-- begin PROVIDED DATA --

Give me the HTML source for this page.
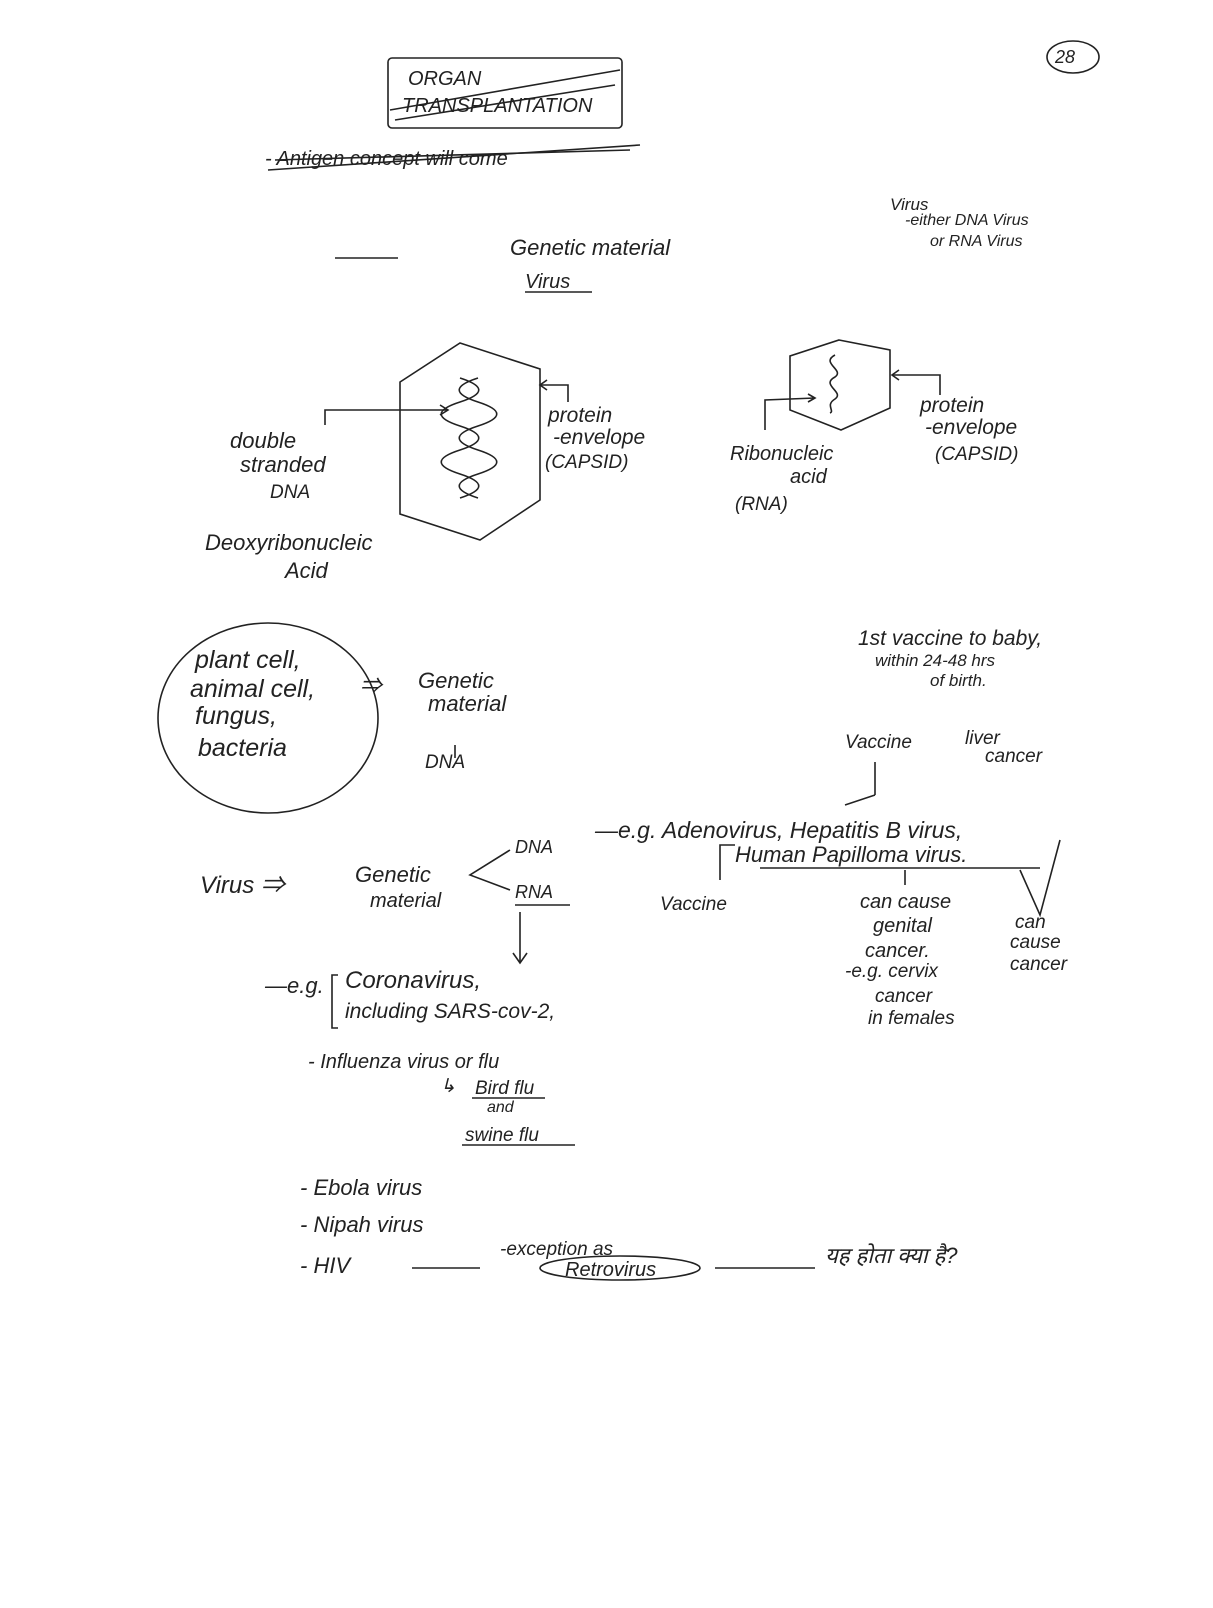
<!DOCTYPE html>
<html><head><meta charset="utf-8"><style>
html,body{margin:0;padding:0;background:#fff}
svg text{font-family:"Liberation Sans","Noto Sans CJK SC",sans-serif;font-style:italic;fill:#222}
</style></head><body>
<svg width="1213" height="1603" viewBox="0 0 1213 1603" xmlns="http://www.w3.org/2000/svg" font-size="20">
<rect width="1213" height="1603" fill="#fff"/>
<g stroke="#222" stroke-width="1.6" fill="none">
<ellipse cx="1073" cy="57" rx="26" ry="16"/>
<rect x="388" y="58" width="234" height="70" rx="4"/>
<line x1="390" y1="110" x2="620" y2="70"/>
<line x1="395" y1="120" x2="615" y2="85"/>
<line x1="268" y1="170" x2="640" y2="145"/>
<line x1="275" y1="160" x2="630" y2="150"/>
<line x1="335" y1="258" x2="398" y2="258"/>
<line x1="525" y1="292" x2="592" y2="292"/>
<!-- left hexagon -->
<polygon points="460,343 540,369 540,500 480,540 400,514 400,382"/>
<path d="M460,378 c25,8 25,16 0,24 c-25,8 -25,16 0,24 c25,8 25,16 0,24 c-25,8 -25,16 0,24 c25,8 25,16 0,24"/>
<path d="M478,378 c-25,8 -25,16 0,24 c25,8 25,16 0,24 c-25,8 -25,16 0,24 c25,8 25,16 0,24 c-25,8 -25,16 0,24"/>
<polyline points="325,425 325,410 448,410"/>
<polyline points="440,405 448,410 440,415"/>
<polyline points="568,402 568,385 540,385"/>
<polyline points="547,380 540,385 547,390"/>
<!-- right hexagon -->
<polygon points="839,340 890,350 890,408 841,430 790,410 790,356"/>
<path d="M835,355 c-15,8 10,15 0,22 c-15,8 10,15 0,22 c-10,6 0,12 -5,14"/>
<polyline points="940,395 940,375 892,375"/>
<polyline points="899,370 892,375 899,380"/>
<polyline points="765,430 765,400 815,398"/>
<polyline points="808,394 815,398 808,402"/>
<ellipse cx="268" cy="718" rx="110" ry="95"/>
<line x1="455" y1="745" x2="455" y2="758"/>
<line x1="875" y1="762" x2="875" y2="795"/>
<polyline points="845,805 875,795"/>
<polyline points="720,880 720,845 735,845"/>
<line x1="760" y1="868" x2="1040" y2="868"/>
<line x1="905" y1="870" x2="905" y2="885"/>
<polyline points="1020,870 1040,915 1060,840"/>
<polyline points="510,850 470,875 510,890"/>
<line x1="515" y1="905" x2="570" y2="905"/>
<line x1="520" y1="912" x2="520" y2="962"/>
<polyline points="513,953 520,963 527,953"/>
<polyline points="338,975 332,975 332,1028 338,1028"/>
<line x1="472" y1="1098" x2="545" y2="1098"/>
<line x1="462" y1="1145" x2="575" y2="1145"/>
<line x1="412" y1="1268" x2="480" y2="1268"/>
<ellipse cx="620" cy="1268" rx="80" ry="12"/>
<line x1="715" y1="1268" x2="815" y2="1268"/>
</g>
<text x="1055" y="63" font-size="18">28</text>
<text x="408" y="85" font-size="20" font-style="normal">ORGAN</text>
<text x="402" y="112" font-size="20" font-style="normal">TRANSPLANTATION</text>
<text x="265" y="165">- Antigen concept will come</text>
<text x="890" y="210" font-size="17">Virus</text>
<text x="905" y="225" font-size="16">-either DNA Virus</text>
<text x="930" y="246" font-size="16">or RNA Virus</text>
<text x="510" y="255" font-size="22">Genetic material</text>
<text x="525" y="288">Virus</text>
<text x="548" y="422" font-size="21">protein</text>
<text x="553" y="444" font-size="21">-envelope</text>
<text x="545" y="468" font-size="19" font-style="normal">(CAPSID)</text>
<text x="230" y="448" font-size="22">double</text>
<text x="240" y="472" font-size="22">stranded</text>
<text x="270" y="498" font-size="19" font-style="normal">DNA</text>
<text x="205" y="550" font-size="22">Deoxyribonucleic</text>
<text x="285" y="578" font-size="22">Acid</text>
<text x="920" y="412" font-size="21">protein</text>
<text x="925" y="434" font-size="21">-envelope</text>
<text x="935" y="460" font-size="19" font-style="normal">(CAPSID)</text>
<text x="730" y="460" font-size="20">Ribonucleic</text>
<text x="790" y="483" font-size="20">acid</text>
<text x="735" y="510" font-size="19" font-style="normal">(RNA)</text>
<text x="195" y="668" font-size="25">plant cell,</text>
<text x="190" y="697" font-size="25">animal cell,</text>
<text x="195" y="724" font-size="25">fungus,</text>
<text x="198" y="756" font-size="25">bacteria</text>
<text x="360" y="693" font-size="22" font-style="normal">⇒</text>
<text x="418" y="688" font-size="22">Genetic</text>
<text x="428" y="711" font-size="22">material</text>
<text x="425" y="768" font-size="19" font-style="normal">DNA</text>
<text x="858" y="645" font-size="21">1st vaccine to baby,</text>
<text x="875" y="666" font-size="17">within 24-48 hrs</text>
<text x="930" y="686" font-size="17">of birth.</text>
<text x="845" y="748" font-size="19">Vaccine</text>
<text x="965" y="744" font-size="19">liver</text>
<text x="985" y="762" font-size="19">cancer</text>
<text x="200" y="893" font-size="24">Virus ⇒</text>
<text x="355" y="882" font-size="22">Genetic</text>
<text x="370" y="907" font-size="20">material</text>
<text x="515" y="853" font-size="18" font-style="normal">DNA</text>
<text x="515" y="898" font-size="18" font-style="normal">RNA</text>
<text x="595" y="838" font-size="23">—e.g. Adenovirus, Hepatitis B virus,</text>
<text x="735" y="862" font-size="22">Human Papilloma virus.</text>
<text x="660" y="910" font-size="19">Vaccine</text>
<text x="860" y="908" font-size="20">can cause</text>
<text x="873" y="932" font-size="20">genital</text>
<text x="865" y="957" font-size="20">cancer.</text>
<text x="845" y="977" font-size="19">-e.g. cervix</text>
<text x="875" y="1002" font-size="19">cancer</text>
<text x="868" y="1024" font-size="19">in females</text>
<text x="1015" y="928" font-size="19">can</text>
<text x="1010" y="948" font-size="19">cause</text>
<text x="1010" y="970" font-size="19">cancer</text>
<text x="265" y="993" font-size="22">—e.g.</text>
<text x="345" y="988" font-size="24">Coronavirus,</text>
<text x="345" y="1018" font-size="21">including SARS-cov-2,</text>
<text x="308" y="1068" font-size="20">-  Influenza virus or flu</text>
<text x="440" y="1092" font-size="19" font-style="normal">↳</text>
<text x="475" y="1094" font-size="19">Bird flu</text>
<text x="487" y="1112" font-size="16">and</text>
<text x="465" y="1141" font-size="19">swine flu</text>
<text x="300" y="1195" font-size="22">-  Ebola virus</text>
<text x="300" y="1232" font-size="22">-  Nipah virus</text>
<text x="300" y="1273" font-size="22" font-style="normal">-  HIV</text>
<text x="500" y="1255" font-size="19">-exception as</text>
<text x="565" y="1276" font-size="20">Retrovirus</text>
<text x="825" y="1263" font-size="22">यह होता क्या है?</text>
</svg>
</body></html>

-- end PROVIDED DATA --

WORK TO COMPLETE: The listing above needs to be output again exactly. Don't include the pictures.

RESPONSE TO THIS EXERCISE:
Give me the HTML source for this page.
<!DOCTYPE html>
<html><head><meta charset="utf-8"><style>
html,body{margin:0;padding:0;background:#fff}
svg text{font-family:"Liberation Sans","Noto Sans CJK SC",sans-serif;font-style:italic;fill:#222}
</style></head><body>
<svg width="1213" height="1603" viewBox="0 0 1213 1603" xmlns="http://www.w3.org/2000/svg" font-size="20">
<rect width="1213" height="1603" fill="#fff"/>
<g stroke="#222" stroke-width="1.6" fill="none">
<ellipse cx="1073" cy="57" rx="26" ry="16"/>
<rect x="388" y="58" width="234" height="70" rx="4"/>
<line x1="390" y1="110" x2="620" y2="70"/>
<line x1="395" y1="120" x2="615" y2="85"/>
<line x1="268" y1="170" x2="640" y2="145"/>
<line x1="275" y1="160" x2="630" y2="150"/>
<line x1="335" y1="258" x2="398" y2="258"/>
<line x1="525" y1="292" x2="592" y2="292"/>
<!-- left hexagon -->
<polygon points="460,343 540,369 540,500 480,540 400,514 400,382"/>
<path d="M460,378 c25,8 25,16 0,24 c-25,8 -25,16 0,24 c25,8 25,16 0,24 c-25,8 -25,16 0,24 c25,8 25,16 0,24"/>
<path d="M478,378 c-25,8 -25,16 0,24 c25,8 25,16 0,24 c-25,8 -25,16 0,24 c25,8 25,16 0,24 c-25,8 -25,16 0,24"/>
<polyline points="325,425 325,410 448,410"/>
<polyline points="440,405 448,410 440,415"/>
<polyline points="568,402 568,385 540,385"/>
<polyline points="547,380 540,385 547,390"/>
<!-- right hexagon -->
<polygon points="839,340 890,350 890,408 841,430 790,410 790,356"/>
<path d="M835,355 c-15,8 10,15 0,22 c-15,8 10,15 0,22 c-10,6 0,12 -5,14"/>
<polyline points="940,395 940,375 892,375"/>
<polyline points="899,370 892,375 899,380"/>
<polyline points="765,430 765,400 815,398"/>
<polyline points="808,394 815,398 808,402"/>
<ellipse cx="268" cy="718" rx="110" ry="95"/>
<line x1="455" y1="745" x2="455" y2="758"/>
<line x1="875" y1="762" x2="875" y2="795"/>
<polyline points="845,805 875,795"/>
<polyline points="720,880 720,845 735,845"/>
<line x1="760" y1="868" x2="1040" y2="868"/>
<line x1="905" y1="870" x2="905" y2="885"/>
<polyline points="1020,870 1040,915 1060,840"/>
<polyline points="510,850 470,875 510,890"/>
<line x1="515" y1="905" x2="570" y2="905"/>
<line x1="520" y1="912" x2="520" y2="962"/>
<polyline points="513,953 520,963 527,953"/>
<polyline points="338,975 332,975 332,1028 338,1028"/>
<line x1="472" y1="1098" x2="545" y2="1098"/>
<line x1="462" y1="1145" x2="575" y2="1145"/>
<line x1="412" y1="1268" x2="480" y2="1268"/>
<ellipse cx="620" cy="1268" rx="80" ry="12"/>
<line x1="715" y1="1268" x2="815" y2="1268"/>
</g>
<text x="1055" y="63" font-size="18">28</text>
<text x="408" y="85" font-size="20" font-style="normal">ORGAN</text>
<text x="402" y="112" font-size="20" font-style="normal">TRANSPLANTATION</text>
<text x="265" y="165">- Antigen concept will come</text>
<text x="890" y="210" font-size="17">Virus</text>
<text x="905" y="225" font-size="16">-either DNA Virus</text>
<text x="930" y="246" font-size="16">or RNA Virus</text>
<text x="510" y="255" font-size="22">Genetic material</text>
<text x="525" y="288">Virus</text>
<text x="548" y="422" font-size="21">protein</text>
<text x="553" y="444" font-size="21">-envelope</text>
<text x="545" y="468" font-size="19" font-style="normal">(CAPSID)</text>
<text x="230" y="448" font-size="22">double</text>
<text x="240" y="472" font-size="22">stranded</text>
<text x="270" y="498" font-size="19" font-style="normal">DNA</text>
<text x="205" y="550" font-size="22">Deoxyribonucleic</text>
<text x="285" y="578" font-size="22">Acid</text>
<text x="920" y="412" font-size="21">protein</text>
<text x="925" y="434" font-size="21">-envelope</text>
<text x="935" y="460" font-size="19" font-style="normal">(CAPSID)</text>
<text x="730" y="460" font-size="20">Ribonucleic</text>
<text x="790" y="483" font-size="20">acid</text>
<text x="735" y="510" font-size="19" font-style="normal">(RNA)</text>
<text x="195" y="668" font-size="25">plant cell,</text>
<text x="190" y="697" font-size="25">animal cell,</text>
<text x="195" y="724" font-size="25">fungus,</text>
<text x="198" y="756" font-size="25">bacteria</text>
<text x="360" y="693" font-size="22" font-style="normal">⇒</text>
<text x="418" y="688" font-size="22">Genetic</text>
<text x="428" y="711" font-size="22">material</text>
<text x="425" y="768" font-size="19" font-style="normal">DNA</text>
<text x="858" y="645" font-size="21">1st vaccine to baby,</text>
<text x="875" y="666" font-size="17">within 24-48 hrs</text>
<text x="930" y="686" font-size="17">of birth.</text>
<text x="845" y="748" font-size="19">Vaccine</text>
<text x="965" y="744" font-size="19">liver</text>
<text x="985" y="762" font-size="19">cancer</text>
<text x="200" y="893" font-size="24">Virus ⇒</text>
<text x="355" y="882" font-size="22">Genetic</text>
<text x="370" y="907" font-size="20">material</text>
<text x="515" y="853" font-size="18" font-style="normal">DNA</text>
<text x="515" y="898" font-size="18" font-style="normal">RNA</text>
<text x="595" y="838" font-size="23">—e.g. Adenovirus, Hepatitis B virus,</text>
<text x="735" y="862" font-size="22">Human Papilloma virus.</text>
<text x="660" y="910" font-size="19">Vaccine</text>
<text x="860" y="908" font-size="20">can cause</text>
<text x="873" y="932" font-size="20">genital</text>
<text x="865" y="957" font-size="20">cancer.</text>
<text x="845" y="977" font-size="19">-e.g. cervix</text>
<text x="875" y="1002" font-size="19">cancer</text>
<text x="868" y="1024" font-size="19">in females</text>
<text x="1015" y="928" font-size="19">can</text>
<text x="1010" y="948" font-size="19">cause</text>
<text x="1010" y="970" font-size="19">cancer</text>
<text x="265" y="993" font-size="22">—e.g.</text>
<text x="345" y="988" font-size="24">Coronavirus,</text>
<text x="345" y="1018" font-size="21">including SARS-cov-2,</text>
<text x="308" y="1068" font-size="20">-  Influenza virus or flu</text>
<text x="440" y="1092" font-size="19" font-style="normal">↳</text>
<text x="475" y="1094" font-size="19">Bird flu</text>
<text x="487" y="1112" font-size="16">and</text>
<text x="465" y="1141" font-size="19">swine flu</text>
<text x="300" y="1195" font-size="22">-  Ebola virus</text>
<text x="300" y="1232" font-size="22">-  Nipah virus</text>
<text x="300" y="1273" font-size="22" font-style="normal">-  HIV</text>
<text x="500" y="1255" font-size="19">-exception as</text>
<text x="565" y="1276" font-size="20">Retrovirus</text>
<text x="825" y="1263" font-size="22">यह होता क्या है?</text>
</svg>
</body></html>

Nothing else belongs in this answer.